Editorial: Honoring the Memory Of ‘Mr. Falls Church’

If anyone deserved the title, “Mr. Falls Church,” it was Ed Strait.

Mr. Strait died after a short illness Monday at age 88. It is awkward for anyone who knew him well in Falls Church to call him “Mr. Strait.” Friendly and collegial, he was just “Ed” to all who knew him, and in the context of Falls Church community life, when you referred to “Ed” everybody knew who you meant.

The same is true for his long-time dear friend, Edna Frady, former chair of the Falls Church City Democratic Committee. Ed’s health was being discussed by Edna at a typical Falls Church party just Saturday, a large and happy gathering of volunteers and supporters of President Obama’s successful re-election campaign. Ed normally wouldn’t have missed such an occasion, but he wasn’t feeling well, Edna said.

Then, only two days later, Edna broke the news that “Mr. Falls Church” had passed away.

Moving to Falls Church in 1958, Ed Strait served on the Falls Church City Council during the 1980s. He was defeated in 1988 by an upstart group known as the Falls Church Citizens Organization, and while he didn’t run again, his civic activism wasn’t diminished in the slightest.

He was tireless working for the Citizens for a Better City (CBC), the City’s venerable non-partisan political association set up to help elect quality candidates to the City Council.

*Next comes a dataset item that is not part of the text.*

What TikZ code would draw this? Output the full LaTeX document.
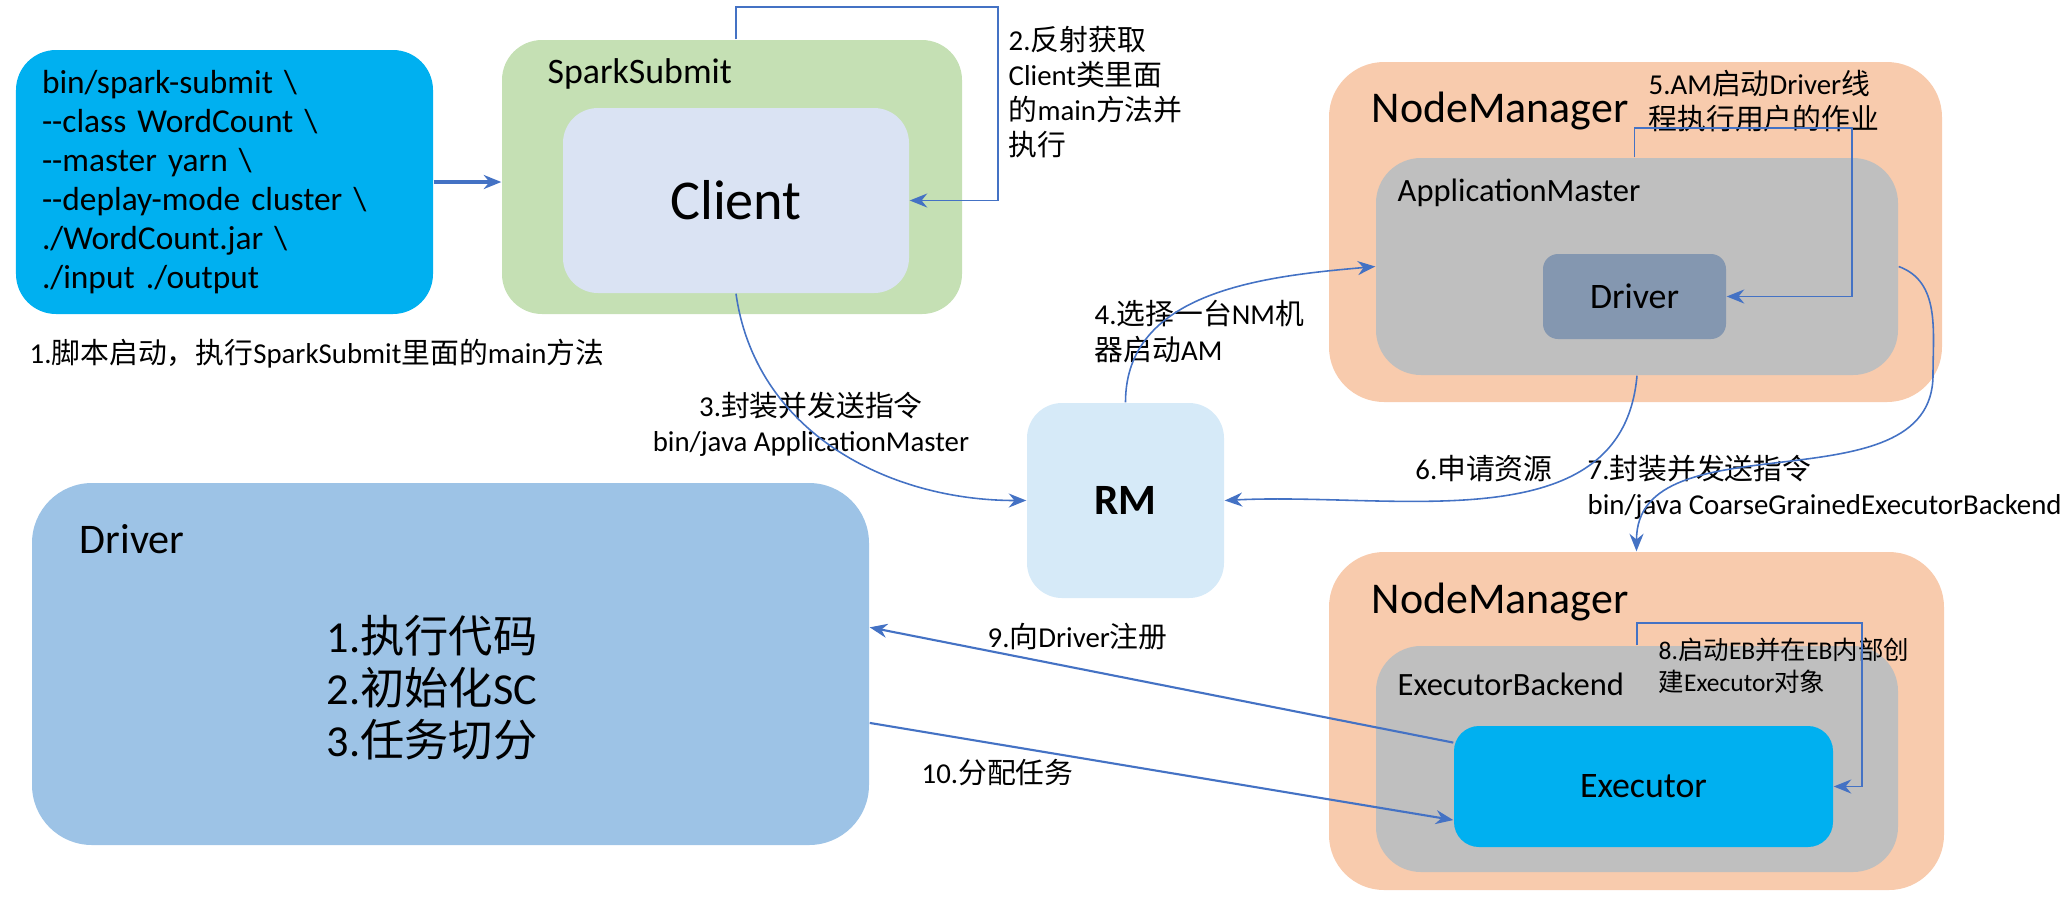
\documentclass[tikz,border=0pt]{standalone}
\usepackage{fontspec}
\setmainfont{Carlito}
\newfontfamily\zhfont{Noto Sans CJK SC}
\newcommand{\zh}[1]{{\zhfont #1}}
\usetikzlibrary{arrows.meta, calc}
\definecolor{clrCmd}    {HTML}{00B0F0}
\definecolor{clrSubmit} {HTML}{C5E0B4}
\definecolor{clrClient} {HTML}{DAE3F3}
\definecolor{clrNM}     {HTML}{F8CBAD}
\definecolor{clrGray}   {HTML}{BFBFBF}
\definecolor{clrDrvS}   {HTML}{8497B0}
\definecolor{clrDrvB}   {HTML}{9DC3E6}
\definecolor{clrRM}     {HTML}{D6EAF8}
\definecolor{clrLine}   {HTML}{4472C4}
\tikzset{
  box/.style = {
    rectangle, rounded corners=4mm,
    inner sep=0pt, text centered,
    font=\fontsize{10.2}{12}\selectfont,
  },
  cmdbox/.style  = {box, fill=clrCmd, align=left, text width=3.65cm,
                    font=\fontsize{9.5}{11.1}\selectfont},
  submit/.style  = {box, fill=clrSubmit},
  client/.style  = {box, fill=clrClient, rounded corners=3.5mm,
                    font=\fontsize{16}{18}\selectfont},
  nm/.style      = {box, fill=clrNM, rounded corners=5.5mm},
  grey/.style    = {box, fill=clrGray, rounded corners=4.5mm},
  drvsmall/.style= {box, fill=clrDrvS, rounded corners=1.5mm},
  drvbig/.style  = {box, fill=clrDrvB, rounded corners=6mm},
  rmbox/.style   = {box, fill=clrRM, rounded corners=3.5mm,
                    font=\fontsize{12.3}{14}\selectfont\bfseries},
  execbox/.style = {box, fill=clrCmd, rounded corners=2.5mm},
  % titles in the top left corner of a box
  ttl/.style = {inner sep=0pt, anchor=west,
                font=\fontsize{9.25}{11}\selectfont},
  lbl/.style = {inner sep=0pt, align=left,
                font=\fontsize{8.2}{10}\selectfont},
  arr/.style = {-{Stealth[length=5pt, width=4pt]}, draw=clrLine, line width=0.45pt},
}

\begin{document}
\begin{tikzpicture}

\useasboundingbox (0,0) rectangle (20.71,-9.17);

% ══════════════════════════════════════════════════════════════════════════
%  LEFT — command, SparkSubmit / Client
% ══════════════════════════════════════════════════════════════════════════

\node[cmdbox, minimum width=4.17cm, minimum height=2.64cm] (cmd) at (2.245,-1.82)
  {bin/spark-submit \textbackslash\\
   -{}-class WordCount \textbackslash\\
   -{}-master yarn \textbackslash\\
   -{}-deplay-mode cluster \textbackslash\\
   ./WordCount.jar \textbackslash\\
   ./input ./output};
\node[lbl, anchor=west] (lbl1) at (0.29,-3.54)
  {1.\zh{脚本启动，执行}SparkSubmit\zh{里面的}main\zh{方法}};

\node[submit, minimum width=4.60cm, minimum height=2.74cm] (ss) at (7.32,-1.77) {};
\node[ttl, font=\fontsize{10.2}{12}\selectfont] (sslbl) at (5.47,-0.74) {SparkSubmit};
\node[client, minimum width=3.46cm, minimum height=1.85cm] (client) at (7.36,-2.005) {Client};

\node[lbl, anchor=west] (lbl2) at (10.08,-0.92)
  {2.\zh{反射获取}\\Client\zh{类里面}\\\zh{的}main\zh{方法并}\\\zh{执行}};

% ══════════════════════════════════════════════════════════════════════════
%  RIGHT TOP — NodeManager with ApplicationMaster
% ══════════════════════════════════════════════════════════════════════════

\node[nm, minimum width=6.13cm, minimum height=3.40cm] (nm1) at (16.355,-2.32) {};
\node[ttl, font=\fontsize{12.5}{14}\selectfont] (nm1lbl) at (13.71,-1.11) {NodeManager};
\node[grey, minimum width=5.22cm, minimum height=2.17cm] (am) at (16.37,-2.665) {};
\node[ttl] (amlbl) at (13.97,-1.93) {ApplicationMaster};
\node[drvsmall, minimum width=1.83cm, minimum height=0.85cm] (drvs) at (16.345,-2.965) {Driver};
\node[lbl, anchor=west] (lbl5) at (16.48,-1.01)
  {5.AM\zh{启动}Driver\zh{线}\\\zh{程执行用户的作业}};

% ══════════════════════════════════════════════════════════════════════════
%  MIDDLE — RM
% ══════════════════════════════════════════════════════════════════════════

\node[rmbox, minimum width=1.97cm, minimum height=1.95cm] (rm) at (11.255,-5.005) {RM};
\node[lbl, align=center] (lbl3) at (8.11,-4.245)
  {3.\zh{封装并发送指令}\\bin/java ApplicationMaster};
\node[lbl, anchor=west] (lbl4) at (10.94,-3.315)
  {4.\zh{选择一台}NM\zh{机}\\\zh{器启动}AM};
\node[lbl] (lbl6) at (14.84,-4.69) {6.\zh{申请资源}};
\node[lbl, anchor=west] (lbl7) at (15.87,-4.87)
  {7.\zh{封装并发送指令}\\bin/java CoarseGrainedExecutorBackend};

% ══════════════════════════════════════════════════════════════════════════
%  LEFT BOTTOM — Driver
% ══════════════════════════════════════════════════════════════════════════

\node[drvbig, minimum width=8.37cm, minimum height=3.62cm] (drvb) at (4.505,-6.64) {};
\node[ttl, font=\fontsize{12}{14}\selectfont] (drvblbl) at (0.79,-5.39) {Driver};
\node[lbl, anchor=west, font=\fontsize{12.6}{14.8}\selectfont] (drvtxt) at (3.26,-6.875)
  {1.\zh{执行代码}\\2.\zh{初始化}SC\\3.\zh{任务切分}};

% ══════════════════════════════════════════════════════════════════════════
%  RIGHT BOTTOM — NodeManager with ExecutorBackend
% ══════════════════════════════════════════════════════════════════════════

\node[nm, minimum width=6.15cm, minimum height=3.38cm] (nm2) at (16.365,-7.21) {};
\node[ttl, font=\fontsize{12.5}{14}\selectfont] (nm2lbl) at (13.71,-6.02) {NodeManager};
\node[grey, minimum width=5.22cm, minimum height=2.26cm] (eb) at (16.37,-7.59) {};
\node[ttl] (eblbl) at (13.97,-6.84) {ExecutorBackend};
\node[execbox, minimum width=3.79cm, minimum height=1.21cm] (exec) at (16.435,-7.865) {Executor};
\node[lbl, anchor=west, font=\fontsize{7.25}{9.1}\selectfont] (lbl8) at (16.58,-6.66)
  {8.\zh{启动}EB\zh{并在}EB\zh{内部创}\\\zh{建}Executor\zh{对象}};
\node[lbl, anchor=west] (lbl9) at (9.87,-6.37) {9.\zh{向}Driver\zh{注册}};
\node[lbl, anchor=west] (lbl10) at (9.21,-7.73) {10.\zh{分配任务}};

% ══════════════════════════════════════════════════════════════════════════
%  Arrows
% ══════════════════════════════════════════════════════════════════════════

\draw[arr, line width=0.9pt] (cmd.east) -- (cmd.east -| ss.west);

% self loops
\coordinate (c2) at (9.98,-0.07);
\draw[arr] (ss.north -| client) |- (c2) |- (client.east);
\coordinate (c5) at (18.52,-1.28);
\draw[arr] (am.north -| drvs) |- (c5) |- (drvs.east);
\coordinate (c8) at (18.62,-6.23);
\draw[arr] (eb.north) |- (c8) |- (exec.east);

% curves via RM
\draw[arr] (client.south) to[out=-82, in=180] (rm.west);
\draw[arr] (rm.north) to[out=90, in=185] (am.west);
\draw[arr] (am.south) to[out=-95, in=3] (rm.east);
\coordinate (c7) at (19.33,-3.75);
\draw[arr] (am.east) to[out=-20, in=90] (c7) to[out=-90, in=90] (nm2.north);

% Executor <-> Driver
\draw[arr, line width=0.6pt] (exec.167) -- (drvb.5);
\draw[arr, line width=0.6pt] (drvb.-8) -- (exec.190);

\end{tikzpicture}
\end{document}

He was also active on the Democratic Committee, the Historical Commission and the American Legion. He maintained and often provided amazing historical and statistical details about City elections and events.

Ed Strait was the first-ever recipient of the CBC’s Jane and Wayne Dexter Award for Meritorious Service in 2001, and in 2007 recalled that in a piece he wrote entitled, “Falls Church, My Athens.” He quoted a News-Press account of his receiving the award: “Truly surprised by the honor, he had no prepared remarks. But that resulted in his telling an eloquent off the cuff story of a brief essay he wrote upon applying to Columbia University as a youth that earned him acceptance at that school and has clearly guided his life ever since. His 250-word treatise was about the Athenian Creed, which, paraphrasing, affirmed that the true purpose of one’s life is to leave society in better shape than one found it.”

He then quoted from Athenian Creed, an oath taken by young men in ancient Athens when they reached the age of 17, which included, “We will strive increasingly to quicken the public’s sense of civic duty. Thus in all these ways we will transmit this City, not only not less, but greater and more beautiful than it was transmitted to us.”

Ed concluded, “When I moved to Falls Church in 1958, Falls Church became my Athens. And it still is.”

It certainly was, and we’re all the better for that, and for him.